▶ _TASK PROMPT_
Return each line of the data below verbatim; pictures are to be left out.

START RECORDED DATA

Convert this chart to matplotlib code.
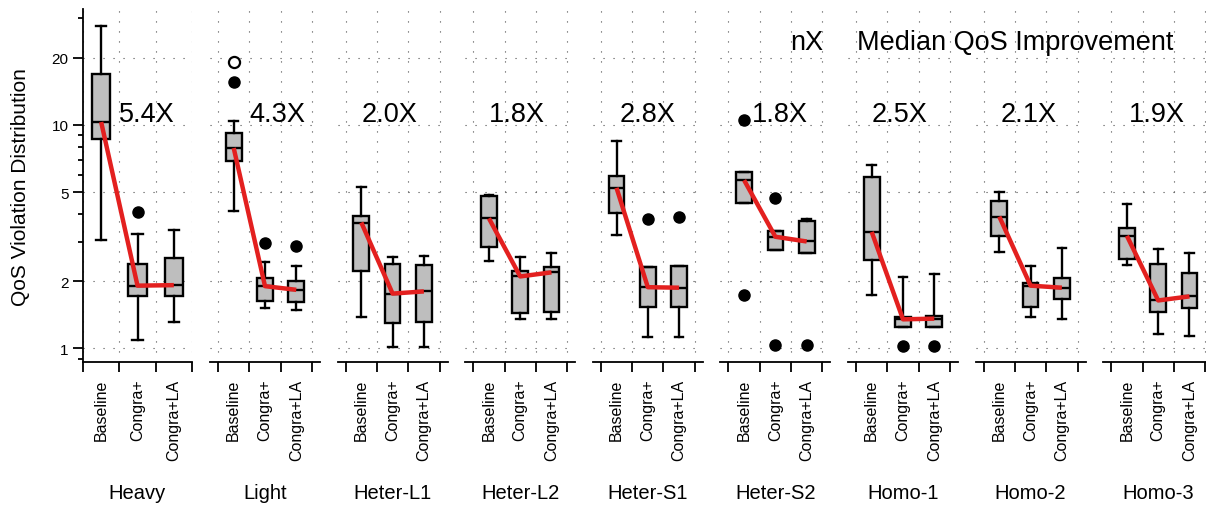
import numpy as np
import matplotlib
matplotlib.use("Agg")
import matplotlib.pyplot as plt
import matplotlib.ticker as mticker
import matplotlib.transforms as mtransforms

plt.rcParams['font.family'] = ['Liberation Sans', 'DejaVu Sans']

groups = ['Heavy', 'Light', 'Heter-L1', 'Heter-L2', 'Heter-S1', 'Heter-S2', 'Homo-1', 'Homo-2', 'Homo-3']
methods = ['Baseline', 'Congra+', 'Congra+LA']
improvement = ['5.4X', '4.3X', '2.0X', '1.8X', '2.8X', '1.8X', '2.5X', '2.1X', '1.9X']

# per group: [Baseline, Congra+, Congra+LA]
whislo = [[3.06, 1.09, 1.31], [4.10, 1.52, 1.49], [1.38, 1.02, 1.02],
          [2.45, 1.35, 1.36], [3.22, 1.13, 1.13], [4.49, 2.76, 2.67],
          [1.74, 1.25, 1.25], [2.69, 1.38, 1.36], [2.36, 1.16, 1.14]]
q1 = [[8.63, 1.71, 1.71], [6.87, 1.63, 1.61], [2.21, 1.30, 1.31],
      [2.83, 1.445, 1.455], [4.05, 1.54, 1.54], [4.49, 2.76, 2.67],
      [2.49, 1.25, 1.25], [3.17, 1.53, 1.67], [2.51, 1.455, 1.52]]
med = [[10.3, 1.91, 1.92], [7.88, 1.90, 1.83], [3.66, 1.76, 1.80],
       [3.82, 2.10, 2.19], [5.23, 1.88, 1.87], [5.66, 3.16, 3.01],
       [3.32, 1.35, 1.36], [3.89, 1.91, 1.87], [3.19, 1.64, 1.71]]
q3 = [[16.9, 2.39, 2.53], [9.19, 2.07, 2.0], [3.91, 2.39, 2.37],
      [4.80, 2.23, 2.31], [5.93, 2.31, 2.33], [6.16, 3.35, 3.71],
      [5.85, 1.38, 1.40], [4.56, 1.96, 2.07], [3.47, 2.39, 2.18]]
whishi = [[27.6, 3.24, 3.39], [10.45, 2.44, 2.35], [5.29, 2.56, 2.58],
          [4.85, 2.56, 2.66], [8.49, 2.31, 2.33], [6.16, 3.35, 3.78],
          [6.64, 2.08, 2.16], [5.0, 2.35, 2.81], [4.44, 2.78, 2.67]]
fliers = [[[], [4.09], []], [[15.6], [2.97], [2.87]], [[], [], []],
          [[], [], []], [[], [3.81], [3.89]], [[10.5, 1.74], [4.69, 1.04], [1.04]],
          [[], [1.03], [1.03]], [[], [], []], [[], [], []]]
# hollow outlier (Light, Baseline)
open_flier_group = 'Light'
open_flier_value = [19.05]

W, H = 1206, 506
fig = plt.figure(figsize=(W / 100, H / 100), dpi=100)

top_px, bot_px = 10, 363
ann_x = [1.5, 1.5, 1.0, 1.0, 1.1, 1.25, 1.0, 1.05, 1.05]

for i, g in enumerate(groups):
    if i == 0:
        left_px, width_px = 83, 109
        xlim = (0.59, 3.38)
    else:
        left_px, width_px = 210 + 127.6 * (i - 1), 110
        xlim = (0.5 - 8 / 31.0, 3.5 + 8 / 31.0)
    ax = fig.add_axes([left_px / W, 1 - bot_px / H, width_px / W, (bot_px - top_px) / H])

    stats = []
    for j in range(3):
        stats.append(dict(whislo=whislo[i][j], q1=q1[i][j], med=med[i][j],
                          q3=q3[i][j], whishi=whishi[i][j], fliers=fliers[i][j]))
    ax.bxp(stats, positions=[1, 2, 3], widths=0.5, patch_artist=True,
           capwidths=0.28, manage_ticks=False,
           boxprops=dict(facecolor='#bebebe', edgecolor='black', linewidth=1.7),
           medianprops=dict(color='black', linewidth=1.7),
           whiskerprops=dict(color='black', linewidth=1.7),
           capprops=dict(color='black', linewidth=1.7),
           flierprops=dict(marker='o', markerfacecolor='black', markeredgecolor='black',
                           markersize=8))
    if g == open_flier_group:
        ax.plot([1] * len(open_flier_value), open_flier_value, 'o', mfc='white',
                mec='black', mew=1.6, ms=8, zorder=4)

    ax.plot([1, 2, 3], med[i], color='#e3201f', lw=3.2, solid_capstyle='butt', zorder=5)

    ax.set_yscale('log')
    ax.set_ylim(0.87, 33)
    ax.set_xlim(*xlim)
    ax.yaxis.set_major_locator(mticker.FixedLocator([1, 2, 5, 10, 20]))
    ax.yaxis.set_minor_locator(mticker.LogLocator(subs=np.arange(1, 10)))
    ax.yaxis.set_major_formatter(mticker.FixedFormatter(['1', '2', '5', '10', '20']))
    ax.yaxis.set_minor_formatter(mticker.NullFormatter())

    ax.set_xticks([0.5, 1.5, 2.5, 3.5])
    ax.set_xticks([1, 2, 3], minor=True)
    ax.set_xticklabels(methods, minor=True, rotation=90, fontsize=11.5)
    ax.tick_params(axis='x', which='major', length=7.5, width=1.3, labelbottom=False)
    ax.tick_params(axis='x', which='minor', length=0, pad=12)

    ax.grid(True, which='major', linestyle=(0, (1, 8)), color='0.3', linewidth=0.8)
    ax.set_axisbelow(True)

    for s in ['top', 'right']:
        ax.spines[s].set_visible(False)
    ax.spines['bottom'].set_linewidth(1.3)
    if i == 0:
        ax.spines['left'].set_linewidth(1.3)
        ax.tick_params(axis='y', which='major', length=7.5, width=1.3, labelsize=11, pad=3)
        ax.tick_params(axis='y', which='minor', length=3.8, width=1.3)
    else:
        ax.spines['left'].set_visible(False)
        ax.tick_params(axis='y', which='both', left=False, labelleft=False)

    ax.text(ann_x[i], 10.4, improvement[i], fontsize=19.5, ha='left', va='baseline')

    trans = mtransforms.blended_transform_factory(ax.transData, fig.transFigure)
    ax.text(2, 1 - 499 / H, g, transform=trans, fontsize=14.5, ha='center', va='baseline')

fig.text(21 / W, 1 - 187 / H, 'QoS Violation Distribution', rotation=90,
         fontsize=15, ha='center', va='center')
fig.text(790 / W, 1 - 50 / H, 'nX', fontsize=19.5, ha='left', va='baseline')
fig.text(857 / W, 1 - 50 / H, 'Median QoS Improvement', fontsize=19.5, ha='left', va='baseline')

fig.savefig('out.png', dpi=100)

END RECORDED DATA

▶ _WRITTEN ANSWER_
Convert this chart to matplotlib code.
import numpy as np
import matplotlib
matplotlib.use("Agg")
import matplotlib.pyplot as plt
import matplotlib.ticker as mticker
import matplotlib.transforms as mtransforms

plt.rcParams['font.family'] = ['Liberation Sans', 'DejaVu Sans']

groups = ['Heavy', 'Light', 'Heter-L1', 'Heter-L2', 'Heter-S1', 'Heter-S2', 'Homo-1', 'Homo-2', 'Homo-3']
methods = ['Baseline', 'Congra+', 'Congra+LA']
improvement = ['5.4X', '4.3X', '2.0X', '1.8X', '2.8X', '1.8X', '2.5X', '2.1X', '1.9X']

# per group: [Baseline, Congra+, Congra+LA]
whislo = [[3.06, 1.09, 1.31], [4.10, 1.52, 1.49], [1.38, 1.02, 1.02],
          [2.45, 1.35, 1.36], [3.22, 1.13, 1.13], [4.49, 2.76, 2.67],
          [1.74, 1.25, 1.25], [2.69, 1.38, 1.36], [2.36, 1.16, 1.14]]
q1 = [[8.63, 1.71, 1.71], [6.87, 1.63, 1.61], [2.21, 1.30, 1.31],
      [2.83, 1.445, 1.455], [4.05, 1.54, 1.54], [4.49, 2.76, 2.67],
      [2.49, 1.25, 1.25], [3.17, 1.53, 1.67], [2.51, 1.455, 1.52]]
med = [[10.3, 1.91, 1.92], [7.88, 1.90, 1.83], [3.66, 1.76, 1.80],
       [3.82, 2.10, 2.19], [5.23, 1.88, 1.87], [5.66, 3.16, 3.01],
       [3.32, 1.35, 1.36], [3.89, 1.91, 1.87], [3.19, 1.64, 1.71]]
q3 = [[16.9, 2.39, 2.53], [9.19, 2.07, 2.0], [3.91, 2.39, 2.37],
      [4.80, 2.23, 2.31], [5.93, 2.31, 2.33], [6.16, 3.35, 3.71],
      [5.85, 1.38, 1.40], [4.56, 1.96, 2.07], [3.47, 2.39, 2.18]]
whishi = [[27.6, 3.24, 3.39], [10.45, 2.44, 2.35], [5.29, 2.56, 2.58],
          [4.85, 2.56, 2.66], [8.49, 2.31, 2.33], [6.16, 3.35, 3.78],
          [6.64, 2.08, 2.16], [5.0, 2.35, 2.81], [4.44, 2.78, 2.67]]
fliers = [[[], [4.09], []], [[15.6], [2.97], [2.87]], [[], [], []],
          [[], [], []], [[], [3.81], [3.89]], [[10.5, 1.74], [4.69, 1.04], [1.04]],
          [[], [1.03], [1.03]], [[], [], []], [[], [], []]]
# hollow outlier (Light, Baseline)
open_flier_group = 'Light'
open_flier_value = [19.05]

W, H = 1206, 506
fig = plt.figure(figsize=(W / 100, H / 100), dpi=100)

top_px, bot_px = 10, 363
ann_x = [1.5, 1.5, 1.0, 1.0, 1.1, 1.25, 1.0, 1.05, 1.05]

for i, g in enumerate(groups):
    if i == 0:
        left_px, width_px = 83, 109
        xlim = (0.59, 3.38)
    else:
        left_px, width_px = 210 + 127.6 * (i - 1), 110
        xlim = (0.5 - 8 / 31.0, 3.5 + 8 / 31.0)
    ax = fig.add_axes([left_px / W, 1 - bot_px / H, width_px / W, (bot_px - top_px) / H])

    stats = []
    for j in range(3):
        stats.append(dict(whislo=whislo[i][j], q1=q1[i][j], med=med[i][j],
                          q3=q3[i][j], whishi=whishi[i][j], fliers=fliers[i][j]))
    ax.bxp(stats, positions=[1, 2, 3], widths=0.5, patch_artist=True,
           capwidths=0.28, manage_ticks=False,
           boxprops=dict(facecolor='#bebebe', edgecolor='black', linewidth=1.7),
           medianprops=dict(color='black', linewidth=1.7),
           whiskerprops=dict(color='black', linewidth=1.7),
           capprops=dict(color='black', linewidth=1.7),
           flierprops=dict(marker='o', markerfacecolor='black', markeredgecolor='black',
                           markersize=8))
    if g == open_flier_group:
        ax.plot([1] * len(open_flier_value), open_flier_value, 'o', mfc='white',
                mec='black', mew=1.6, ms=8, zorder=4)

    ax.plot([1, 2, 3], med[i], color='#e3201f', lw=3.2, solid_capstyle='butt', zorder=5)

    ax.set_yscale('log')
    ax.set_ylim(0.87, 33)
    ax.set_xlim(*xlim)
    ax.yaxis.set_major_locator(mticker.FixedLocator([1, 2, 5, 10, 20]))
    ax.yaxis.set_minor_locator(mticker.LogLocator(subs=np.arange(1, 10)))
    ax.yaxis.set_major_formatter(mticker.FixedFormatter(['1', '2', '5', '10', '20']))
    ax.yaxis.set_minor_formatter(mticker.NullFormatter())

    ax.set_xticks([0.5, 1.5, 2.5, 3.5])
    ax.set_xticks([1, 2, 3], minor=True)
    ax.set_xticklabels(methods, minor=True, rotation=90, fontsize=11.5)
    ax.tick_params(axis='x', which='major', length=7.5, width=1.3, labelbottom=False)
    ax.tick_params(axis='x', which='minor', length=0, pad=12)

    ax.grid(True, which='major', linestyle=(0, (1, 8)), color='0.3', linewidth=0.8)
    ax.set_axisbelow(True)

    for s in ['top', 'right']:
        ax.spines[s].set_visible(False)
    ax.spines['bottom'].set_linewidth(1.3)
    if i == 0:
        ax.spines['left'].set_linewidth(1.3)
        ax.tick_params(axis='y', which='major', length=7.5, width=1.3, labelsize=11, pad=3)
        ax.tick_params(axis='y', which='minor', length=3.8, width=1.3)
    else:
        ax.spines['left'].set_visible(False)
        ax.tick_params(axis='y', which='both', left=False, labelleft=False)

    ax.text(ann_x[i], 10.4, improvement[i], fontsize=19.5, ha='left', va='baseline')

    trans = mtransforms.blended_transform_factory(ax.transData, fig.transFigure)
    ax.text(2, 1 - 499 / H, g, transform=trans, fontsize=14.5, ha='center', va='baseline')

fig.text(21 / W, 1 - 187 / H, 'QoS Violation Distribution', rotation=90,
         fontsize=15, ha='center', va='center')
fig.text(790 / W, 1 - 50 / H, 'nX', fontsize=19.5, ha='left', va='baseline')
fig.text(857 / W, 1 - 50 / H, 'Median QoS Improvement', fontsize=19.5, ha='left', va='baseline')

fig.savefig('out.png', dpi=100)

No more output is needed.